Mark Rothko
I've watched all eight episodes of Simon Schama's Power of Art. He made the series for BBC and it has been shown locally here in Atlanta on PBS. I've really enjoyed it. Schama has a special talent for doing that sort of thing. He's engaging and he's knowledgeable, and I learned something about all eight of the artists presented. The last episode was about Mark Rothko. I don't have much use for Rothko, nor for most of the abstract expressionists, and I was prepared to dislike the episode. Surprisingly enough, I didn't. Schama didn't change my opinion of Rothko, but I found his remarks intriguing.
Schama starts out by describing his first real encounter with a Rothko exhibition when he was a student in London in the 1970's. There he saw some of Rothko's late work, assemblages of rectangular figures done with indistinct edges and dark colors. He was apparently moved by the paintings, and he said that when he was viewing them, "I felt pulled through their black lines to some mysterious place in the universe." I found myself saying, What? Then I thought about it for a while, and I came to the conclusion that he was viewing the paintings much as he would a Rorschach blot. It's about the only way you can appreciate the abstract expressionists. I guess it makes sense though. This school of painting came into its own in a Freudian era. Nothing was as it seemed. The most ordinary of things were infused with a deeper, unconscious meaning. It's different today. Now, a cigar is just a cigar, and the notion of repression has been replaced by that of denial, something much more cognitive and mechanical, something devoid of the deep emotional charge of the Freudian concepts. The return of the repressed sounds ominous. The same can't be said of the returned of the denied. That's more like the flicking of a switch.
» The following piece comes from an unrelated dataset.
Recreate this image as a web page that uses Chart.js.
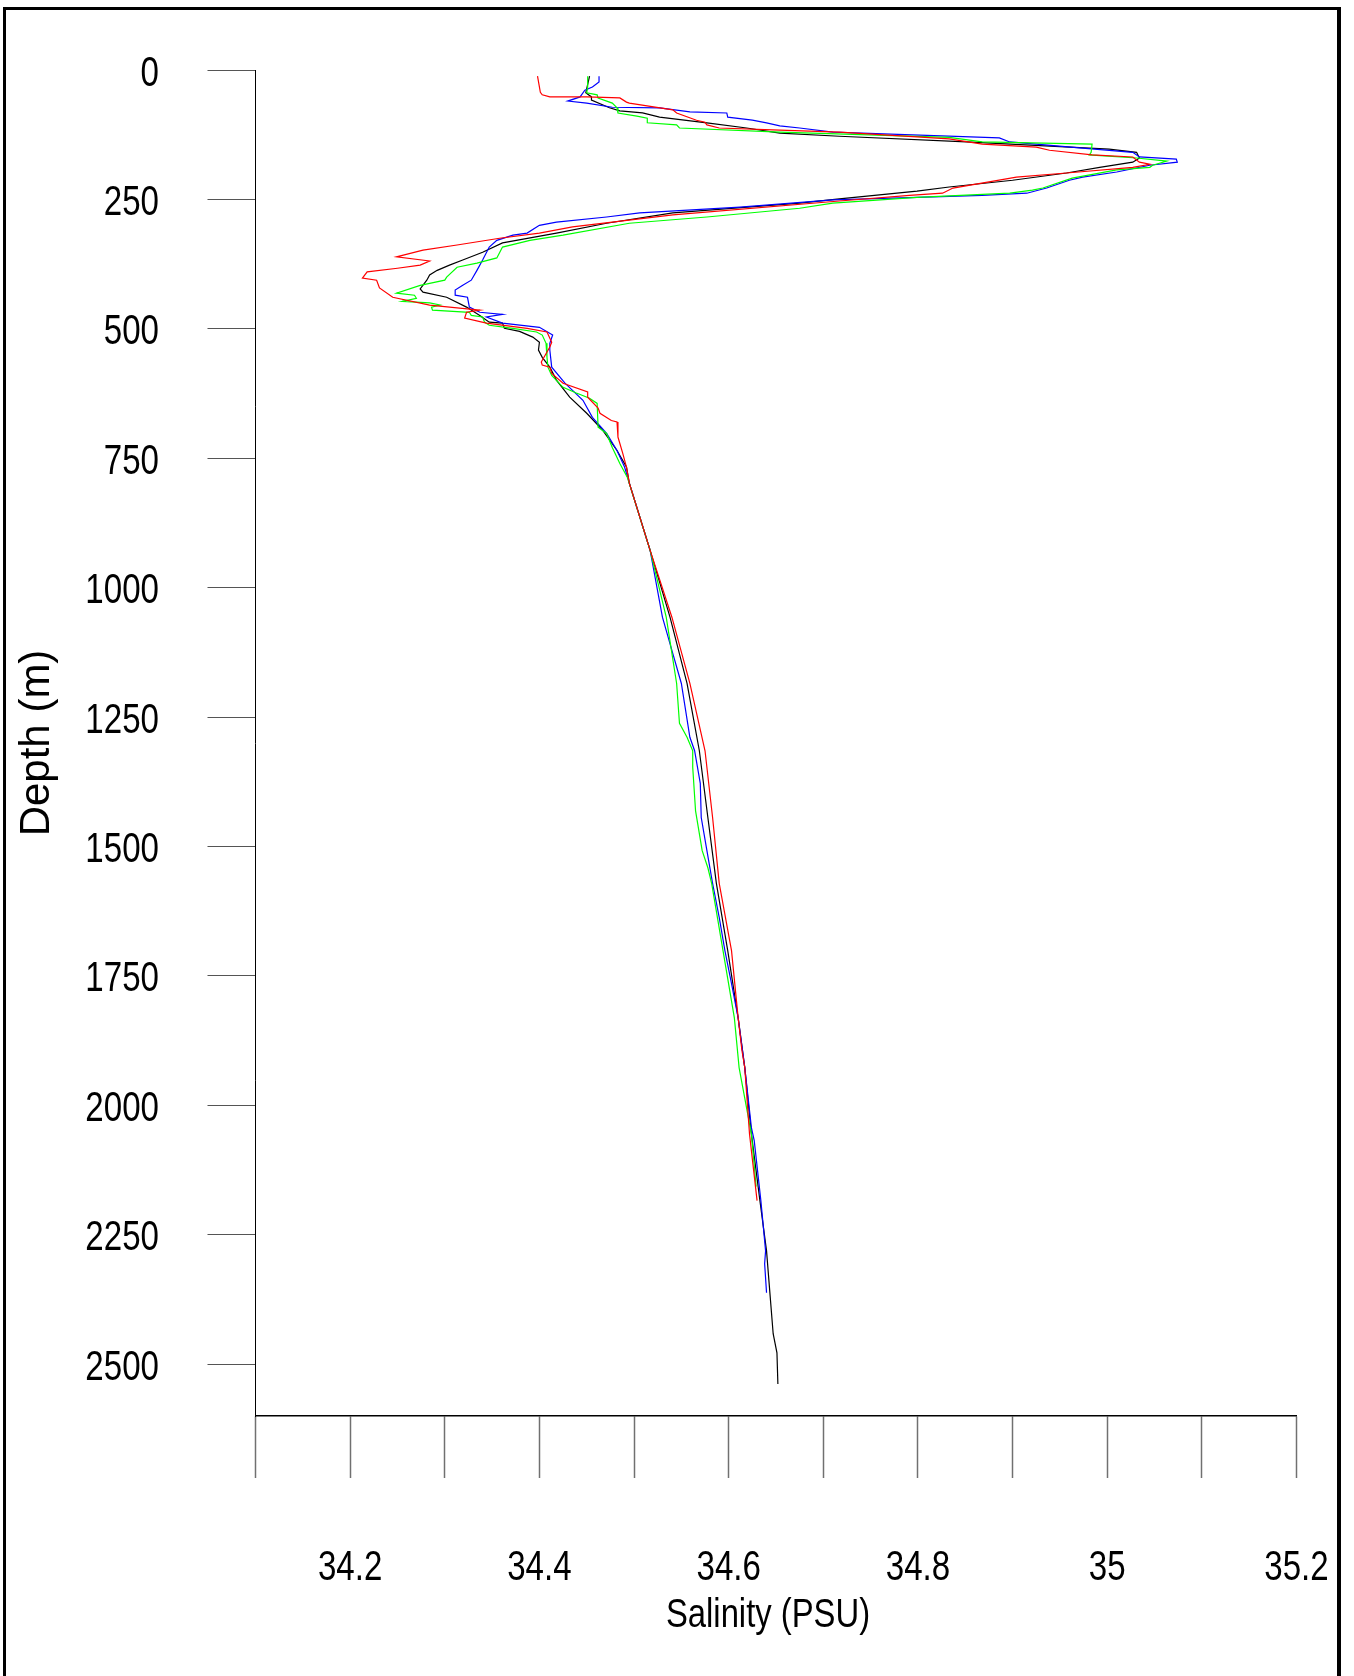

Rothko was no fraud though, and he really thought that he was getting at the distilled essence of human experience. "The tragic notion of the image is alway present in my mind," he said. And so he created his blots. He also said, "I don't paint for design students or historians, but for human beings." If that is true, Rothko failed. He also feared that his paintings would become nothing more than interior decorations for the rich. I'm afraid that his fear has probably been realized. In 1933, the Rockefellers granted Diego Rivera a contract to paint a mural, Man at the Crossroads, at their new center. A fierce controversy arose when he included a portrait of Lenin and the mural was ultimately removed. That turned wealthy families like the Rockefellers against the social realist school that was associated with the international Communist movement, and they began to fund other trends, like abstract expressionism. It was ideal for their purposes, pretty and meaningless. In a word, decoration. If writers like Frances Stonor Saunders are to be believed, it went beyond that. In her book The Cultural Cold War -- The CIA and the World of Arts and Letters, she maintained that the CIA played an active role in promoting abstract expressionism by funding exhibitions and artists.
Near the end of his commentary, Schama says that Rothko had made some of the most beautiful things that any modern artist had created. He lost me there. He can project all he likes on those dark rectangles, but they're still just dark rectangles that aren't all that different from the squares of tile on the floor. You can see things in them but, in the end, you're just seeing what you want to see. It's like when we were kids, seeing things in the clouds in the sky.
When Schama talks about viewing those Rothko paintings for the first time in the 1970's, he mentions that he stumbled upon them. He was really going to the museum to visit the paintings of Francis Bacon again. Now, that I would have liked to have seen, an episode on Bacon. He has a lot more to say than Rothko, and he's one of my favorite two or three modern artists.